Readers should carefully review Crane NXT, Co.’s financial statements and the notes thereto, as well as the section entitled “Risk Factors” in Item 1A of Crane NXT, Co.’s Annual Report on Form 10-K for the year ended December 31, 2023, and the other documents Crane NXT, Co. and its subsidiaries file from time to time with the SEC. These filings identify and address other important risks and uncertainties that could cause actual events and results to differ materially from those contained in the forward-looking statements.

Use of Non-GAAP Financial Information

Crane NXT reports its financial results in accordance with U.S. generally accepted accounting principles (“GAAP”). This press release contains certain non-GAAP financial measures, including Adjusted EPS. These non-GAAP measures are an addition, and not a substitute for or superior to, measures of financial performance prepared in accordance with GAAP. The Company’s management believes that these non-GAAP measures of financial results (including on a forward-looking or projected basis) provide useful supplemental information to investors about Crane NXT. Adjusted EPS is calculated as Adjusted net income divided by diluted shares.
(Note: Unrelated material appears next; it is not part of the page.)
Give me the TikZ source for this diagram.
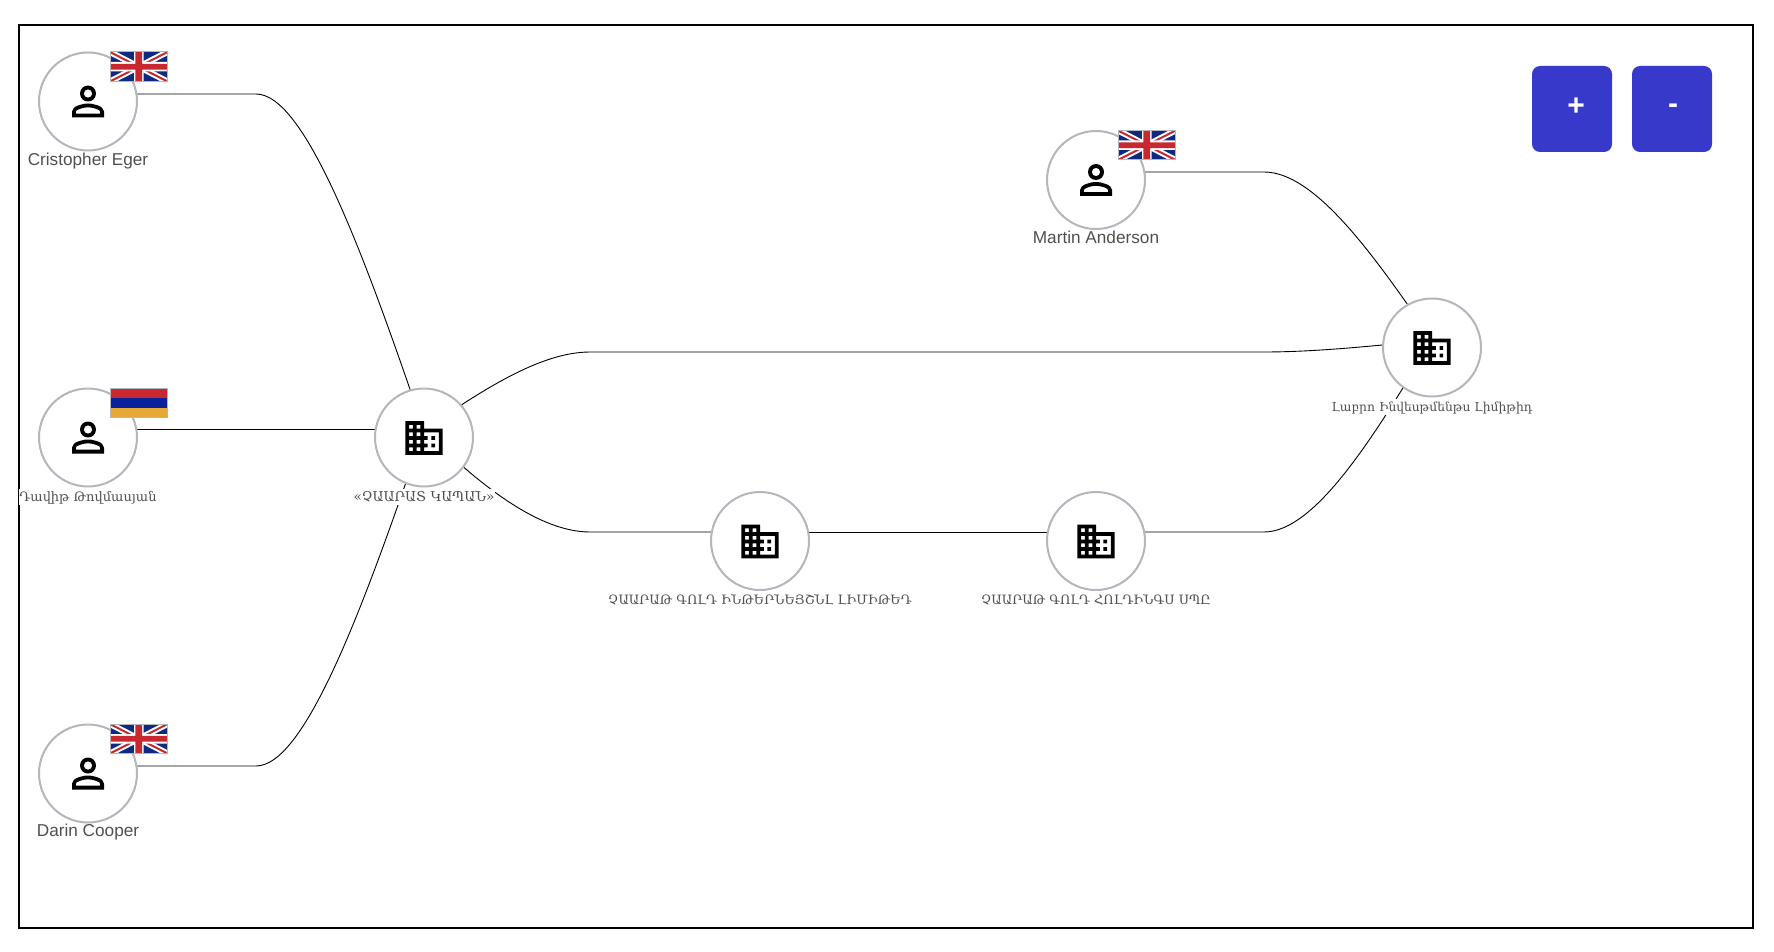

Adjusted net income is calculated as net income excluding intangible asset amortization, restructuring charges, acquisition-related inventory step-up amortization, transaction related expenses, and including the tax effect of these adjustments and other discrete tax items.

Reconciliations of certain forward-looking and projected non-GAAP measures, including Adjusted EPS, to the closest corresponding GAAP measure are not available without unreasonable efforts due to the high variability, complexity and low visibility with respect to the charges excluded from these non-GAAP measures. Such reconciliation would imply a degree of precision that would be confusing or misleading to investors.